At The Law Center P.C., we understand the stress and pressure that comes with financial difficulties. In some circumstances, individuals are left with little option but to avail themselves to the protections provided for in bankruptcy. The benefits and protections of bankruptcy can include:
- A discharge of debts, providing the individual with a fresh start
- Stopping or postponing a foreclosure action
- Prevent the repossession of a car or other property
- Stop wage garnishments
- Lower your monthly payments on debts
Our Colorado bankruptcy attorneys and staff are equipped to handle your bankruptcy case from start to finish. In bankruptcy, our job begins before the case is filed. In fact, a large part of our job is pre-petition planning, which includes making critical decisions about what property to keep, in what form the property should be kept, when to file for bankruptcy, and what chapter to file under. These determinations are based on a variety of factors, including the client's earning history, the client's assets, the exemptions available, and the pressure from creditors.
Chapter 7 Bankruptcy
For many debtors, a Chapter 7 bankruptcy is the best option. An advantage of a Chapter 7 bankruptcy is that the process is relatively short in duration, providing the debtor with a more immediate fresh start.

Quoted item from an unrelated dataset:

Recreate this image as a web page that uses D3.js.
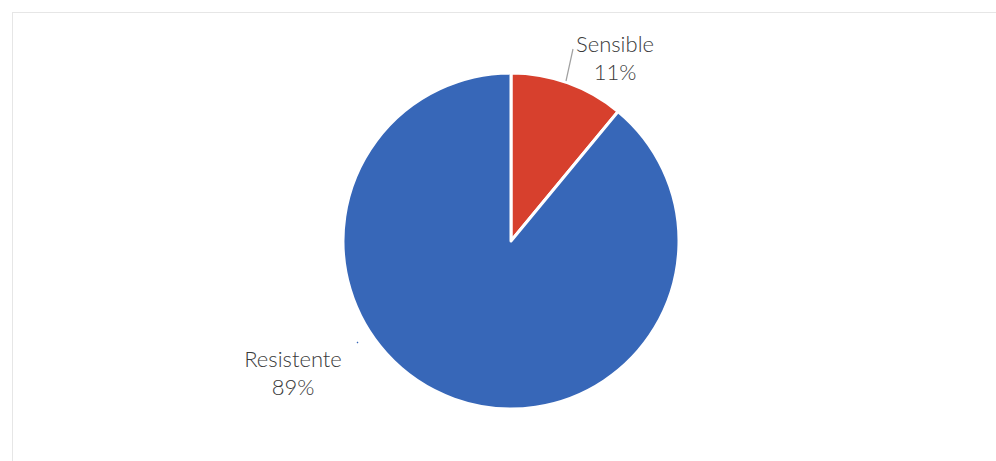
<!DOCTYPE html>
<html>
<head>
<meta charset="utf-8">
<script src="https://cdn.jsdelivr.net/npm/d3@7"></script>
<style>
  html, body { margin: 0; padding: 0; background: #fff; }
  svg { display: block; }
</style>
</head>
<body>
<svg id="chart" width="996" height="461"></svg>
<script>
// Susceptibility results
const categories = ["Sensible", "Resistente"];
const values = [11, 89];
const percentLabels = ["11%", "89%"];
const colors = ["#d7402d", "#3767b8"];

const width = 996, height = 461;
const cx = 511, cy = 241, radius = 168;

const svg = d3.select("#chart");

// chart frame (only top/left edges fall inside the page)
svg.append("rect")
  .attr("x", 12.5).attr("y", 12.5)
  .attr("width", 1000).attr("height", 500)
  .attr("fill", "none")
  .attr("stroke", "#e6e6e6")
  .attr("stroke-width", 1);

const pie = d3.pie().sort(null).value(d => d)(values);
const arc = d3.arc().innerRadius(0).outerRadius(radius);

const g = svg.append("g").attr("transform", `translate(${cx},${cy})`);

g.selectAll("path.slice")
  .data(pie)
  .join("path")
  .attr("class", "slice")
  .attr("d", arc)
  .attr("fill", (d, i) => colors[i])
  .attr("stroke", "#ffffff")
  .attr("stroke-width", 3)
  .attr("stroke-linejoin", "round");

// label placement relative to the pie centre
const labelPos = [
  { x: 104, y: -189 },
  { x: -218, y: 126 }
];
// leader lines from the slice edge to the label
const leaders = [
  [[55, -160], [62, -192]],
  [[-154, 101], [-153, 102]]
];

g.selectAll("path.leader")
  .data(leaders)
  .join("path")
  .attr("class", "leader")
  .attr("d", d => d3.line()(d))
  .attr("fill", "none")
  .attr("stroke", (d, i) => i === 0 ? "#a0a0a0" : colors[1])
  .attr("stroke-width", 1.2);

const labels = g.selectAll("text.lbl")
  .data(pie)
  .join("text")
  .attr("class", "lbl")
  .attr("text-anchor", "middle")
  .attr("font-family", "Lato, 'Open Sans', sans-serif")
  .attr("font-weight", 300)
  .attr("font-size", 22)
  .attr("fill", "#3a3a3a")
  .attr("transform", (d, i) => `translate(${labelPos[i].x},${labelPos[i].y})`);

labels.append("tspan")
  .attr("x", 0).attr("dy", 0)
  .text((d, i) => categories[i]);
labels.append("tspan")
  .attr("x", 0).attr("dy", 28)
  .text((d, i) => percentLabels[i]);
</script>
</body>
</html>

Chapter 7 bankruptcy is sometimes referred to as "liquidation bankruptcy" because debtors may be required to surrender property or make payments to the bankruptcy estate. When this happens, the property will be split among the debtor's creditors. Although some individuals surrender property in Chapter 7 bankruptcies, many are "no asset" cases where the individual receives a discharge without surrendering any property or making a single payment to the bankruptcy estate. The reason that many cases are "no asset" is because individuals are entitled to claim certain items of property as exempt from the bankruptcy estate. When property is exempt, the debtor is allowed to keep such property through the bankruptcy process without any form of payment. This aspect of bankruptcy can be complex and may require pre-petition planning on the part of the debtor. Therefore, it is important that individuals receive professional assistance when filing bankruptcy to take full advantage of the bankruptcy protections and to increase the likelihood of success.
Chapter 13 Bankruptcy
For some individuals, a Chapter 13 bankruptcy is a more suitable. Determining the appropriate chapter of bankruptcy is an important decision that should be made by the debtor with the assistance of a skilled professional. In some instances Chapter 7 bankruptcy is not an option, leaving Chapter 13 as the most appropriate option for the debtor. In other instances the debtor qualifies for a Chapter 7 bankruptcy, but Chapter 13 is more appropriate because it allows the debtor to keep assets that would be surrendered in a Chapter 7 bankruptcy.
Once a debtor enters a Chapter 13 bankruptcy, they will submit a Chapter 13 plan to the Bankruptcy Court. In this plan the debtor will propose to make a monthly payment for 36 to 60 months. Both the duration and the payment amount are dependent upon the debtor's income and expenses. The debtor is required to pay their discretionary income for the duration of the Chapter 13 Plan. Ordinarily, at the end of the Chapter 13 Plan, all or most of the individual's debts are discharged. In fact, a Chapter 13 discharge has the potential to discharge debts that would not have been discharged in a Chapter 7 bankruptcy.